Thursday 8:27pm Sheffield
Did you do what you were supposed to do today? Go to work? Follow the rules? Keep your head below the parapet?
That sounds like a good day’s work. Let’s say it was better than that – let’s say it was a great day’s work.
You finished your todo list, helped a co-worker complete a few more jobs and got a large contract signed. Everything is fabulous.
You go to your manager, bursting with excitement – you’ve got all this stuff done, it’s time to pick up some praise and a well-deserved reward.
So… what do you think you’ll get?
- A huge cash bonus.
- An all-expenses paid trip to Bali with your family, with everyone flying first class?
- More work.
Most of us spend our lives working on other people’s priorities
We live in a world where the education system teaches us to fit in – to be good workers. And that’s great for lots of people.
But not for everyone. And the system doesn’t know how to cope with those people in any way other than putting them in straitjackets.
So we get contracts and rules and policies and training – all things designed to squish us into a role where we do what we are told to do and nothing else.
In other words, we act like pragmatic, reasonable people – agreeing what we should do and doing what we agree, most of the time.
What would a Samurai do?
Hagakure is The Book of the Samurai, a collection of conversations with Yanamoto Tsunetomo, an 18th Century Samurai who became a Buddhist priest.
The Samurai point of view that comes out of these writings is not pragmatic, not reasonable – and it’s not a philosophy. It’s a state of mind, and not one that is easy to understand.
In one of the stories, a warlord attacks and kills another one. When this happens, the soldiers of the dead warlord are ronin, masterless Samurai. What should they do?
The answer is clear. They must take revenge. The way of revenge is simply to force your way into the other warlord’s house and be cut down.
Don’t stop and think. Don’t consider details – like how many soldiers guard the place or what you need to attack. When you do this, the time goes by, your start to think, and then you give up.
It doesn’t matter if the enemy has a thousand soldiers waiting to fight you. You go in with the mindset that you will start with the first one and cut them down, one by one.
Even if it looks like you will lose, take action – recklessly, irrationally. Go in, cut them all down, or be cut down.
Don’t wait and think. Act. With no regard to reason or outcomes.

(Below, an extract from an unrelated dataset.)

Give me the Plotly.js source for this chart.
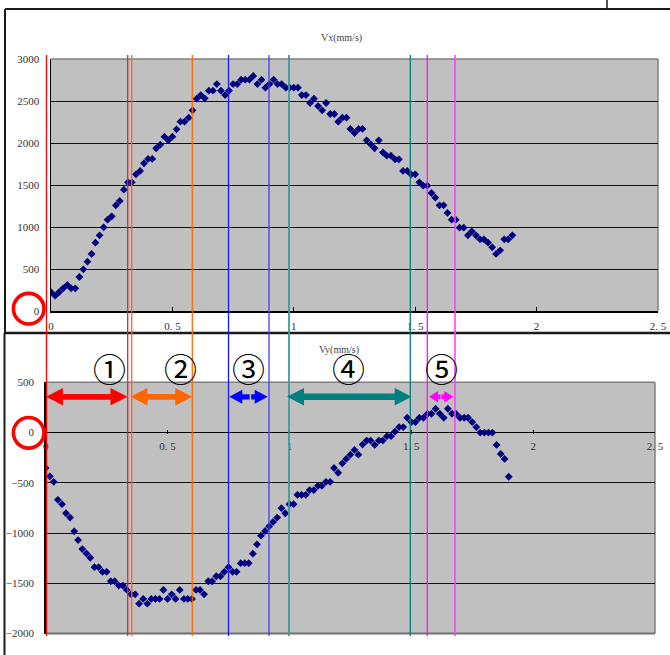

Would you attack a warlord guarded by such people?
Sometimes life needs that kind of attitude. Was Steve Jobs reasonable about removing all the buttons from the iPhone? Was Elon Musk reasonable about going to Mars?
George Bernard Shaw wrote “The reasonable man adapts himself to the world; the unreasonable one persists in trying to adapt the world to himself. Therefore all progress depends on the unreasonable man.”
To win, you need to be the kind of person that will fight, even when it is absolutely certain that you must lose.
When the time comes, you do not reason – you must only act.